On July 18, 2020, 100 high school students from the Ventura Unified School district will be treated to a Zoom MacBeth, courtesy of the Rubicon Theatre Company’s Fearless Shakespeare program. The teens are participating in the Library’s Youth Services summer reading program and this partnership with Rubicon is the first of it’s kind.
Working to engage kids outside of the theatre’s summer program has long been a goal of Kirby Ward, head of Rubicon’s youth season. Ward has been running the program since 2018. “The hard work these kids put in during our summer camps is remarkable and intense. It will be wonderful for their peers to see the fruits of their labor.” Originally, the hope had been for the Friends of the Library to bring a full house worth of middle schoolers to see a production from the Musical Theatre Camp. When it became evident that for the foreseeable future no shows would be happening on stage at Rubicon’s Main Street address, Ward switched gears. Rubicon reached out to Charles McDermott who is President of the Friends of the Library and offered the complimentary Zoom codes. “Taking on William Shakespeare’s immortal words is both a challenge and a gift for our students. But the work is for nothing if they can’t share it with an audience. We want the community to see it, and especially young people.”
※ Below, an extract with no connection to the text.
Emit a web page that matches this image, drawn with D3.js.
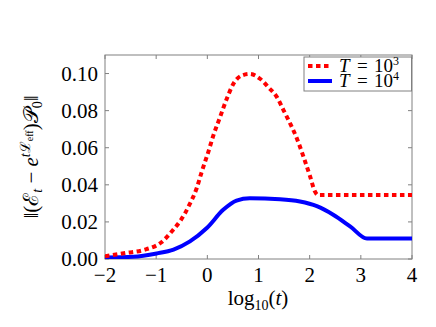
<!DOCTYPE html>
<html>
<head>
<meta charset="utf-8">
<script src="https://cdn.jsdelivr.net/npm/d3@7"></script>
<style>
  body { margin: 0; background: #fff; }
  text { font-family: "Liberation Serif", "Times New Roman", serif; }
</style>
</head>
<body>
<div id="chart"></div>
<script>
// log10(t) sample points and the two error curves
const xT3 = [-2, -1.58, -1.25, -0.89, -0.66, -0.53, -0.44, -0.34, -0.21, -0.11, 0.02, 0.12, 0.25, 0.38, 0.51, 0.67, 0.83, 1.03, 1.19, 1.36, 1.49, 1.62, 1.75, 1.88, 2.01, 2.1, 2.16, 3, 4];
const yT3 = [0.0015, 0.0033, 0.0048, 0.0092, 0.0160, 0.0205, 0.0245, 0.0298, 0.0380, 0.0470, 0.0578, 0.0668, 0.0766, 0.0864, 0.0945, 0.0989, 0.0998, 0.0972, 0.0927, 0.0873, 0.0802, 0.0730, 0.0650, 0.0551, 0.0444, 0.0366, 0.0345, 0.0345, 0.0345];
const xT4 = [-2, -1.45, -0.99, -0.66, -0.34, -0.01, 0.31, 0.57, 0.83, 1.42, 1.81, 2.14, 2.46, 2.79, 3.12, 3.5, 4];
const yT4 = [0.0008, 0.0012, 0.0030, 0.0051, 0.0095, 0.0167, 0.0265, 0.0315, 0.0327, 0.0322, 0.0310, 0.0285, 0.0239, 0.0176, 0.0110, 0.0110, 0.0110];
const xTicks = [-2, -1, 0, 1, 2, 3, 4];
const yTicks = [0, 0.02, 0.04, 0.06, 0.08, 0.10];
const legendBase = ["10", "10"];
const legendExp = ["3", "4"];

const width = 436, height = 327;
const margin = { left: 105, right: 24, top: 55, bottom: 68 };
const iw = width - margin.left - margin.right;
const ih = height - margin.top - margin.bottom;

const svg = d3.select("#chart").append("svg")
    .attr("width", width)
    .attr("height", height);

const x = d3.scaleLinear().domain([-2, 4]).range([margin.left, margin.left + iw]);
const y = d3.scaleLinear().domain([0, 0.11]).range([margin.top + ih, margin.top]);

const axisColor = "#808080";

// frame
svg.append("rect")
    .attr("x", margin.left).attr("y", margin.top)
    .attr("width", iw).attr("height", ih)
    .attr("fill", "none").attr("stroke", axisColor).attr("stroke-width", 1);

// ticks on all four sides, pointing inward
const tickLen = 4;
xTicks.forEach(function(t) {
    svg.append("line").attr("x1", x(t)).attr("x2", x(t))
        .attr("y1", margin.top + ih).attr("y2", margin.top + ih - tickLen)
        .attr("stroke", axisColor);
    svg.append("line").attr("x1", x(t)).attr("x2", x(t))
        .attr("y1", margin.top).attr("y2", margin.top + tickLen)
        .attr("stroke", axisColor);
    svg.append("text")
        .attr("x", x(t)).attr("y", margin.top + ih + 23)
        .attr("text-anchor", "middle")
        .style("font-size", "21px")
        .text(t < 0 ? "\u2212" + Math.abs(t) : t);
});
yTicks.forEach(function(t) {
    svg.append("line").attr("x1", margin.left).attr("x2", margin.left + tickLen)
        .attr("y1", y(t)).attr("y2", y(t))
        .attr("stroke", axisColor);
    svg.append("line").attr("x1", margin.left + iw).attr("x2", margin.left + iw - tickLen)
        .attr("y1", y(t)).attr("y2", y(t))
        .attr("stroke", axisColor);
    svg.append("text")
        .attr("x", margin.left - 7).attr("y", y(t)).attr("dy", "0.34em")
        .attr("text-anchor", "end")
        .style("font-size", "21px")
        .text(d3.format(".2f")(t));
});

// curves
const line = d3.line()
    .x(function(d) { return x(d[0]); })
    .y(function(d) { return y(d[1]); })
    .curve(d3.curveMonotoneX);

svg.append("defs").append("clipPath").attr("id", "clip")
  .append("rect").attr("x", margin.left).attr("y", margin.top - 5)
    .attr("width", iw).attr("height", ih + 5);

svg.append("path")
    .datum(d3.zip(xT4, yT4))
    .attr("d", line)
    .attr("fill", "none").attr("stroke", "#0000ff").attr("stroke-width", 4)
    .attr("clip-path", "url(#clip)");

svg.append("path")
    .datum(d3.zip(xT3, yT3))
    .attr("d", line)
    .attr("fill", "none").attr("stroke", "#ff0000").attr("stroke-width", 4)
    .attr("stroke-dasharray", "4.5,3.5")
    .attr("clip-path", "url(#clip)");

// legend
const lg = svg.append("g");
lg.append("rect")
    .attr("x", 304).attr("y", 57).attr("width", 107.5).attr("height", 34)
    .attr("fill", "#fff").attr("stroke", axisColor);
const styles = [
    { color: "#ff0000", dash: "4.5,3.5" },
    { color: "#0000ff", dash: null }
];
styles.forEach(function(s, i) {
    const yy = 66 + i * 15;
    lg.append("line")
        .attr("x1", 308).attr("x2", 332).attr("y1", yy).attr("y2", yy)
        .attr("stroke", s.color).attr("stroke-width", 4)
        .attr("stroke-dasharray", s.dash);
    lg.append("text").attr("x", 339).attr("y", yy + 6)
        .style("font-size", "19px").style("font-style", "italic").text("T");
    lg.append("text").attr("x", 357).attr("y", yy + 6)
        .style("font-size", "19px").text("=");
    lg.append("text").attr("x", 374).attr("y", yy + 6)
        .style("font-size", "19px").text(legendBase[i]);
    lg.append("text").attr("x", 393).attr("y", yy - 1)
        .style("font-size", "12px").text(legendExp[i]);
});

// axis labels
const xl = svg.append("text")
    .attr("x", 258).attr("y", 305)
    .attr("text-anchor", "middle")
    .style("font-size", "21px");
xl.append("tspan").text("log");
xl.append("tspan").attr("dy", 5).style("font-size", "14px").text("10");
xl.append("tspan").attr("dy", -5).text("(");
xl.append("tspan").style("font-style", "italic").text("t");
xl.append("tspan").text(")");

const yl = svg.append("text")
    .attr("transform", "translate(38,157) rotate(-90)")
    .attr("text-anchor", "middle")
    .style("font-size", "21px");
yl.append("tspan").text("\u2016(\u2130");
yl.append("tspan").attr("dy", 4).style("font-size", "14px").style("font-style", "italic").text("t");
yl.append("tspan").attr("dy", -4).text(" \u2212 ");
yl.append("tspan").style("font-style", "italic").text("e");
yl.append("tspan").attr("dy", -8).style("font-size", "14px").style("font-style", "italic").text("t");
yl.append("tspan").style("font-size", "14px").text("\u2112");
yl.append("tspan").attr("dy", 3).style("font-size", "10px").text("eff");
yl.append("tspan").attr("dy", 5).text(")\ud835\udcab");
yl.append("tspan").attr("dy", 4).style("font-size", "14px").text("0");
yl.append("tspan").attr("dy", -4).text("\u2016");
</script>
</body>
</html>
COVID-19 has shut down Rubicon in the physical sense, but the summer education programs are going strong. Ward has embraced the opportunities presented by Zoom and online learning in general and he’s bringing his staff and the students along for a wild ride. Zoom MacBeth is guided by Director, Joseph Fuqua, who has run the Fearless Shakespeare program for more than a decade. Each morning, the students rehearse for several hours and then self-tape themselves as they work on scenes with their cast-mates. The videos are then sent to RTC’s videographer, Joseph DeMaria, who is compiling then into a Zoom masterpiece. The end result will be a part livestream, part video, part home-studio extravaganza.
Ward is eager to see what the high schoolers participating in the Library Youth Services summer reading program take away from the Zoom MacBeth. Rubicon is providing the Library with Mr. Fuqua’s edited version of the script for comparison to the Bard’s original. Fuqua has always tailored his revision to his audience – young people who may be seeing Shakespeare for the first time. He tries to keep his production’s running time under two hours, that’s including intermission, and he typically places his productions in a contemporary setting. This year’s MacBeth features a a spin on Graphic novels and their popularity with young readers.
Ward, McDermott and Fuqua are expecting this to be an interesting experiment in exploring how live theatre will translate to Zoom. All three are betting the Bard’s words can gain some new (and youthful) fans. “Theatre needs an audience,” says Ward, “this may be an unorthodox way of finding one but we want our students to understand that artists must evolve and respond to the realities around them.”